Als ich schließlich vor drei Jahren fürs Studium nach München gezogen bin, hat es immer noch ein Jahr gedauert, bis ich mein erstes Date mit einer Frau hatte. Auf Tinder und Bumble hatte ich zwar angegeben, dass ich an Frauen interessiert bin. Aber wenn ich eine Frau gematcht habe, warf ich das Handy vor Schreck erstmal im hohen Bogen weg. Als ich mich dann doch mit einer Frau verabredete, konnte ich in der Nacht zuvor nicht schlafen. Mein Herz pochte schnell und ich überlegte mir, was beim Date alles schief gehen könnte. Ich fragte mich, ob es eine Geheimsprache gibt, die nur lesbische Frauen kennen und mich mein Date deshalb als Eindringling enttarnen und mir zur Strafe Wasser ins Gesicht schütten würde. Eine Sekunde später war ich mir plötzlich sicher, dass ich auf dem Date merken würde, dass ich doch nicht auf Frauen stehe und nur noch weg wollen würde. Ich hatte Angst, dass ich einfach nur Aufmerksamkeit wollte. Das wird queeren Menschen oft genug vorgeworfen.

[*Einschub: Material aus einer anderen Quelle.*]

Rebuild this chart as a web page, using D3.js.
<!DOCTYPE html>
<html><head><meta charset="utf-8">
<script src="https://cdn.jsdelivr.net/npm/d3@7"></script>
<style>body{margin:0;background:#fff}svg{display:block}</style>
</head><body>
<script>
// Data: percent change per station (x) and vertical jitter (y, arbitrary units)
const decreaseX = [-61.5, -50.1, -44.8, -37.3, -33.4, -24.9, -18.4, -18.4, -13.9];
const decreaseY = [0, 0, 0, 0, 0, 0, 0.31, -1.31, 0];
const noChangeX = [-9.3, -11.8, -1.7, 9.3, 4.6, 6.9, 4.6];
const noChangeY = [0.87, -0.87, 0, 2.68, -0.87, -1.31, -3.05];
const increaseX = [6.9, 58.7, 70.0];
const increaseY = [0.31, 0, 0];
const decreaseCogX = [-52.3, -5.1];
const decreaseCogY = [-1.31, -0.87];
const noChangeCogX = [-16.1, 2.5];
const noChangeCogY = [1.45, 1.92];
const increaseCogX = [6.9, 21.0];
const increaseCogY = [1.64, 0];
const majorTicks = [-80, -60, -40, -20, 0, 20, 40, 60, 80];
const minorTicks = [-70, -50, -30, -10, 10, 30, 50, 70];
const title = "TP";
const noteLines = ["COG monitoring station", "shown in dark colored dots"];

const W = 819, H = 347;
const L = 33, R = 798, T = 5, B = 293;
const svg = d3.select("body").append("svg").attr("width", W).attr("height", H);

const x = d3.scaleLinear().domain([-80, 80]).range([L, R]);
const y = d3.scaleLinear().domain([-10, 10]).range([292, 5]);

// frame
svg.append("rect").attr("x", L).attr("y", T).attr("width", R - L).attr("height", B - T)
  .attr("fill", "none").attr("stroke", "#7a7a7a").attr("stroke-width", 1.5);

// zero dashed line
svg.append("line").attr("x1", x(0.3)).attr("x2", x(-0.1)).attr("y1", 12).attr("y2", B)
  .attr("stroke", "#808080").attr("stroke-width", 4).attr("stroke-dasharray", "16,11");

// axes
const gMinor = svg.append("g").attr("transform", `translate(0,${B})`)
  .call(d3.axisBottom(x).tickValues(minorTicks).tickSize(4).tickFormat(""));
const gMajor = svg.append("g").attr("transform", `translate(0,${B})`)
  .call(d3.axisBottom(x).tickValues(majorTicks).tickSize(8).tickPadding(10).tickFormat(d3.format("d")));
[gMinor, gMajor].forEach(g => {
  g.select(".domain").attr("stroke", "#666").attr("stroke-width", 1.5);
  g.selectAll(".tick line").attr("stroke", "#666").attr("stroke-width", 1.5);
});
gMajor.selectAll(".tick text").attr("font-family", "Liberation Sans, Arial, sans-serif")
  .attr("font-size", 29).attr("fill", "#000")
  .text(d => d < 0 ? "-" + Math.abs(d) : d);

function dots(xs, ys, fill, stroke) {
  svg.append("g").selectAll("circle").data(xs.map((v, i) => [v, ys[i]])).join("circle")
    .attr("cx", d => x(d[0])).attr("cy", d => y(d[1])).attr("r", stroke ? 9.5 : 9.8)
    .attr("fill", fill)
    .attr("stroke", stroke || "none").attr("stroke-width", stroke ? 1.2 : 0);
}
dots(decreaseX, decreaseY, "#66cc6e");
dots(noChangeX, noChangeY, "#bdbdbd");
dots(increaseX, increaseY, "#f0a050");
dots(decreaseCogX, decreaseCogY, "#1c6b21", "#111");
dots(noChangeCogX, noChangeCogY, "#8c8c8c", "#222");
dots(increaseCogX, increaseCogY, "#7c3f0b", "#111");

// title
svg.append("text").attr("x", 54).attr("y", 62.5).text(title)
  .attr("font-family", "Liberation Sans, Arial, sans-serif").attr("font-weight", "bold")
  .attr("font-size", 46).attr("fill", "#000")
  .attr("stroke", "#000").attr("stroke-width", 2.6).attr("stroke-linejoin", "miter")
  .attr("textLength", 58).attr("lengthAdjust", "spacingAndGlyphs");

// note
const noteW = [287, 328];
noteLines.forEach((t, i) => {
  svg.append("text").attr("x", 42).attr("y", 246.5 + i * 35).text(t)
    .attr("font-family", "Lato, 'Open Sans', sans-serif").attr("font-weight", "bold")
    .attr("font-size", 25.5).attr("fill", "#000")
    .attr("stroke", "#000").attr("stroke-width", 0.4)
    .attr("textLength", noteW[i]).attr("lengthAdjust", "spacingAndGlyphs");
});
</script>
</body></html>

„All das, was Männer als Vorspiel abgetan haben, was auch ich beim Sex mit Männern als Vorspiel abgetan habe: Das ist jetzt der Sex“
Die Frau, die ich am nächsten Tag in einem Café traf, war dann zum Glück total nett zu mir. Als wir uns nach dem Date küssten, hatte ich das Gefühl, dass mir mein Herz aus der Brust springt. Nicht, weil ich verliebt in sie war. Sondern weil ich zum ersten Mal eine Frau küssen durfte. Und sie wusste nicht einmal, wie besonders dieser Moment für mich war.

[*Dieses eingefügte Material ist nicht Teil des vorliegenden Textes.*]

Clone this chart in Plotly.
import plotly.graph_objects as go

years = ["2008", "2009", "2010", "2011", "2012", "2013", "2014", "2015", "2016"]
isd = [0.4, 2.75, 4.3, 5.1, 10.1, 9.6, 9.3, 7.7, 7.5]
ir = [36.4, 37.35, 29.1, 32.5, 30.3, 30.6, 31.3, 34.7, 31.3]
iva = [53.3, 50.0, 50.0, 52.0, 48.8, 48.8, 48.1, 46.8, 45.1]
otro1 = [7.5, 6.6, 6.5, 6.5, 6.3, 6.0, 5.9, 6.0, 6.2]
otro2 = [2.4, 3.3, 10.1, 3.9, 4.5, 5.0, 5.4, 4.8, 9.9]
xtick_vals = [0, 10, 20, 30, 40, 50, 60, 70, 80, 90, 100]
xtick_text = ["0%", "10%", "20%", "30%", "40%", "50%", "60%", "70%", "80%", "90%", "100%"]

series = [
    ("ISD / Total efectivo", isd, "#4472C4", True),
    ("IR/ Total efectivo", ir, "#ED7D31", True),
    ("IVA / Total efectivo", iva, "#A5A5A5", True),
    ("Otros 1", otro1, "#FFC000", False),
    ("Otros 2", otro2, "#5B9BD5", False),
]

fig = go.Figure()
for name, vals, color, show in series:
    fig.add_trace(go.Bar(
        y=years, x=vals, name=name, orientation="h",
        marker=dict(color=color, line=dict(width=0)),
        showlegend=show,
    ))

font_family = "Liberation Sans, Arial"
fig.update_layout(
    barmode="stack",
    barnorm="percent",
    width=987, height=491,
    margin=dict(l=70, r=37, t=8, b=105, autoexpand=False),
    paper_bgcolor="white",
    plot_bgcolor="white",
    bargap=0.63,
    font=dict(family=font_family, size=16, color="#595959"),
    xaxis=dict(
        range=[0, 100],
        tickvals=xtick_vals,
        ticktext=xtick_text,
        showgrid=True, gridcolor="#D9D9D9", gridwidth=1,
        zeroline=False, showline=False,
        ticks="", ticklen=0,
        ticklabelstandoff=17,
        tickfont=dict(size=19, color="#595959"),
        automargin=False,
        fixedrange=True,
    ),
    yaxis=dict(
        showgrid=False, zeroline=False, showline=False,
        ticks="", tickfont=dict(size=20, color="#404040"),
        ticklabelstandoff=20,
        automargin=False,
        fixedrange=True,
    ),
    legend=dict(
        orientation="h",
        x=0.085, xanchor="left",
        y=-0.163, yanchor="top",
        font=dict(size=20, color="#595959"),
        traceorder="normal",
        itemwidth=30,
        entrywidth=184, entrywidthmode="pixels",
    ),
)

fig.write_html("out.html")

Zum ersten Mal mit einer Frau geschlafen habe ich vor zwei Jahren, mit 32. Es war wunderschön – und ganz anders, als der Sex, den ich in den Jahren zuvor mit Männern gehabt hatte. Dieser endete oft mit dem Orgasmus des Mannes. Wenn ich davor gekommen war – schön. Wenn nicht, dann eben nicht. Die Befriedigung der Männer stand meistens im Fokus. Sex bedeutete Penetration. Seit ich mit Frauen schlafe, hat sich meine Vorstellung von Sex komplett geändert. All das, was Männer als Vorspiel abgetan haben, was auch ich beim Sex mit Männern als Vorspiel abgetan habe: Das ist jetzt der Sex. Und das ist Sex, der mich unglaublich befriedigt.

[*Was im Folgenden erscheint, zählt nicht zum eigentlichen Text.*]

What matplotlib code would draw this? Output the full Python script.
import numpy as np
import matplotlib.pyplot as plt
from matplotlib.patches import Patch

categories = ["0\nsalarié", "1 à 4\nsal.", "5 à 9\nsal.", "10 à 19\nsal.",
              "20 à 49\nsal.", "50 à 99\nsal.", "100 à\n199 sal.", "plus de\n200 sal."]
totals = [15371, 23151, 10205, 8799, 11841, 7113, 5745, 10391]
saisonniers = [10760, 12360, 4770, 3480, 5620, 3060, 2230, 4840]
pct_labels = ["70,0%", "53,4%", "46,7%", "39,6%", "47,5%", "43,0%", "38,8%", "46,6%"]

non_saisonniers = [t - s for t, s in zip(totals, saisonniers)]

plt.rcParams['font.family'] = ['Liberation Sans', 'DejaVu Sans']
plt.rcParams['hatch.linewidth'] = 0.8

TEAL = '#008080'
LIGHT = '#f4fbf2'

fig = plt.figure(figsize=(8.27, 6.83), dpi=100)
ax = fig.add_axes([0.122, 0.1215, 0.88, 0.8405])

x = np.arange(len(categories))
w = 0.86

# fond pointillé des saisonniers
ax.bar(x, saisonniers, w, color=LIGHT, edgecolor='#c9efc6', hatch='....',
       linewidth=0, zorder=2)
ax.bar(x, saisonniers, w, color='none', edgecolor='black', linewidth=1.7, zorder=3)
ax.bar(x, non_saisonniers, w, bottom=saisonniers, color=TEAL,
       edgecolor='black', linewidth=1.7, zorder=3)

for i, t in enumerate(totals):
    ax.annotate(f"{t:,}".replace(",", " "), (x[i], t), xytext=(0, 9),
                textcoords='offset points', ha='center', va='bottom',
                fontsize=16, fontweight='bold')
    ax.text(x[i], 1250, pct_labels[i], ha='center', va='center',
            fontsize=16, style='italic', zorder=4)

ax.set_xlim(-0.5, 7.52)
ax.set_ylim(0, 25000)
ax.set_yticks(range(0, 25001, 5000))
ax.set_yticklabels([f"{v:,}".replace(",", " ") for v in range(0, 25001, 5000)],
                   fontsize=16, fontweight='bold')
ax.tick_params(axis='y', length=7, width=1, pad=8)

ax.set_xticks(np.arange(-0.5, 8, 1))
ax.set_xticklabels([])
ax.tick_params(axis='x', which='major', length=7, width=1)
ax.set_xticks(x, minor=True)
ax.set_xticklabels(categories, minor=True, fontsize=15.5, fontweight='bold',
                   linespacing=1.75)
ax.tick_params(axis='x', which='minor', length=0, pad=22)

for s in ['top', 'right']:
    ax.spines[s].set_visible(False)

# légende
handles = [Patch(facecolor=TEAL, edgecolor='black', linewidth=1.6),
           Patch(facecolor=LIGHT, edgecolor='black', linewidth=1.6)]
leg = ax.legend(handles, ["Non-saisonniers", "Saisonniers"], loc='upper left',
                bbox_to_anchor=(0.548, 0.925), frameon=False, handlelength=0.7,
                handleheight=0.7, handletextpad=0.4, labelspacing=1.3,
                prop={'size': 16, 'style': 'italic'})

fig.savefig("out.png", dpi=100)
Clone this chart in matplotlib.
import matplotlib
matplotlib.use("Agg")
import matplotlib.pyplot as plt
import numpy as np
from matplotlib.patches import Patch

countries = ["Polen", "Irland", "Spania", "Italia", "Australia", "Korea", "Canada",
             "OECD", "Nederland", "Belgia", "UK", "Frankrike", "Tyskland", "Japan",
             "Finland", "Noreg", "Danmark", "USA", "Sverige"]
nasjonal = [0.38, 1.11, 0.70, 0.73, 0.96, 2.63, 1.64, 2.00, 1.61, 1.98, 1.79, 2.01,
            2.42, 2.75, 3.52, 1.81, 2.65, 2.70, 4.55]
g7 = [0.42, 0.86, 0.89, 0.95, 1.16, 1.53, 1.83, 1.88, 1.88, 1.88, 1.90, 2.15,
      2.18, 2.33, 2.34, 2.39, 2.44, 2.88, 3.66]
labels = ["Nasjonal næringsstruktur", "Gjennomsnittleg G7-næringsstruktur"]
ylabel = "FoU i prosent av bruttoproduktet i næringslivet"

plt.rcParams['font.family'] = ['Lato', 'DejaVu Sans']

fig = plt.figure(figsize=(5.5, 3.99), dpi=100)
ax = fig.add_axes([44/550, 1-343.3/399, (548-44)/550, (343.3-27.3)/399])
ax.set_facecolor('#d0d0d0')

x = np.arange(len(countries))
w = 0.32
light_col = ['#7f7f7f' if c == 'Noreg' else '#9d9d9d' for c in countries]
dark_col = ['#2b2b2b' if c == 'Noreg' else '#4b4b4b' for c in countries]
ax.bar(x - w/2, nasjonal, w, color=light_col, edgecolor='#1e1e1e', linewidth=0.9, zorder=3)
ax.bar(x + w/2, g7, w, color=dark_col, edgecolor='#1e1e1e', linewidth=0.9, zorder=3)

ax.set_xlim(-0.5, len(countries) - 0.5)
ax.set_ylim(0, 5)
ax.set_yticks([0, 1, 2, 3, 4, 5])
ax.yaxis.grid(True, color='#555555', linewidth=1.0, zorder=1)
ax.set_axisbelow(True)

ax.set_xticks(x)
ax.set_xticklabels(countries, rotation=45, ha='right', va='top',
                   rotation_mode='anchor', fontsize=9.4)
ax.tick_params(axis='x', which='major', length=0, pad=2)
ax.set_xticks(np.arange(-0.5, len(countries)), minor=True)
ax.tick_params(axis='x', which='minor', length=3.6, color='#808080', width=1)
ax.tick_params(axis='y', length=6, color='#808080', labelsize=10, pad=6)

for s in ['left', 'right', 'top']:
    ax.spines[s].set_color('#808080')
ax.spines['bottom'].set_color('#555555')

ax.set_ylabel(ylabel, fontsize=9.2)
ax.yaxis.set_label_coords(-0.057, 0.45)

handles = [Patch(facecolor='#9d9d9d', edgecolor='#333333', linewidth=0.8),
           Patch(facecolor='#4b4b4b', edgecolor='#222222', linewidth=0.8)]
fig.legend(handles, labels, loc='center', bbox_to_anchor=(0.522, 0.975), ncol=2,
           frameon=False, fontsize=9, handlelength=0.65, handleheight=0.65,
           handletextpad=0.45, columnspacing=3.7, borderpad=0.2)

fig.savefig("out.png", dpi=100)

Momentan date ich nur noch Frauen. Die meisten meiner Freund*innen und zwei meiner Verwandten wissen das inzwischen auch und akzeptieren mich so, wie ich bin. Trotzdem glaube ich immer noch, dass ich auch auf Männer stehe. Ich finde nämlich nichts heißer als die Vorstellung, dass zwei Männer miteinander schlafen. Vor einem Jahr hat mich die Frage sehr beschäftigt, ob ich jetzt lesbisch oder bisexuell bin. Heute sehe ich das viel entspannter und bezeichne mich einfach als queer. Denn eines weiß ich mit Sicherheit: Dass ich nicht heterosexuell bin. Dafür liebe ich Frauen einfach zu sehr.